● Data
— start —
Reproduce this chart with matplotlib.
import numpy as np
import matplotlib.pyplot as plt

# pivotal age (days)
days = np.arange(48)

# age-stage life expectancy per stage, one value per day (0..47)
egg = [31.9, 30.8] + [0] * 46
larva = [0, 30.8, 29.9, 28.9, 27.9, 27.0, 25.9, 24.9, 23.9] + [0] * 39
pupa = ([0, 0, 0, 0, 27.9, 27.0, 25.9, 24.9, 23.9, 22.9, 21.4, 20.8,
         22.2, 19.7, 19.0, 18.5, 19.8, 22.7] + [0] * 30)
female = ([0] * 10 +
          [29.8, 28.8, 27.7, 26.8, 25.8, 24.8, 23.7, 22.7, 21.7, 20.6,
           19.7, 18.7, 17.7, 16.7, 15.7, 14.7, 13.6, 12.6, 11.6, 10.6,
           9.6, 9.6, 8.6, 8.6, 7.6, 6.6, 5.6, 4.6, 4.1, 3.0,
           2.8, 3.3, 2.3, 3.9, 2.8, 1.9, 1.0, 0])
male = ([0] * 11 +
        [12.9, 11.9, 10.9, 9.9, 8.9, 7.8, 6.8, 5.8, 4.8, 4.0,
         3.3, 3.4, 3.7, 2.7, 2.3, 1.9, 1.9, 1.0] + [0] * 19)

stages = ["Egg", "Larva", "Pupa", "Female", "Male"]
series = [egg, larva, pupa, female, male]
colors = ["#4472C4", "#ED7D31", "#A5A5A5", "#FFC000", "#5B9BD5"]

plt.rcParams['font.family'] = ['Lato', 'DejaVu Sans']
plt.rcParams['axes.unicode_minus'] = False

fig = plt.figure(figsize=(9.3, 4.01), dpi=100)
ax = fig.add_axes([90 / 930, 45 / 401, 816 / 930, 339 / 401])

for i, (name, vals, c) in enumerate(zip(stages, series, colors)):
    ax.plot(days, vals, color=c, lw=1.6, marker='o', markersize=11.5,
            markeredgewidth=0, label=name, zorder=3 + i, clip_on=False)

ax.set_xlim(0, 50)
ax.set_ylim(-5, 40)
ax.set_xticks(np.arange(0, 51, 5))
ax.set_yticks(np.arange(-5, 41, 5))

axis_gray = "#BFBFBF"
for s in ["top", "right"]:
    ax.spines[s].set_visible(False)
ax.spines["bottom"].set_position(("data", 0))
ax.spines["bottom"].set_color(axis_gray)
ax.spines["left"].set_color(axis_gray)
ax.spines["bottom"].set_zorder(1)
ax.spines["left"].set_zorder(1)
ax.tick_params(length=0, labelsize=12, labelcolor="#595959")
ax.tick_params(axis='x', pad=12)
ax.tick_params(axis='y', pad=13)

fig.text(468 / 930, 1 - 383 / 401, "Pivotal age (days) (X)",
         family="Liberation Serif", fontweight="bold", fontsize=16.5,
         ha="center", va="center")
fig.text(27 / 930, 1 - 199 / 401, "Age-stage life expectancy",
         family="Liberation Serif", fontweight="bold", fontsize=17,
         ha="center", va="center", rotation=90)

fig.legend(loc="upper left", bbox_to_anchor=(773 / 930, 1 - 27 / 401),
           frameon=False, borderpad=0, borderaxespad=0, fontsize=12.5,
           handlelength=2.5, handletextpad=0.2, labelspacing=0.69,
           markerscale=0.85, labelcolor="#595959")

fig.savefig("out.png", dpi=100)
— end —
● The exercise
Return only the lines from the beginning of the material up to and including the line with "days = np.arange(48)", exactly as written.

● Output of the exercise
Reproduce this chart with matplotlib.
import numpy as np
import matplotlib.pyplot as plt

# pivotal age (days)
days = np.arange(48)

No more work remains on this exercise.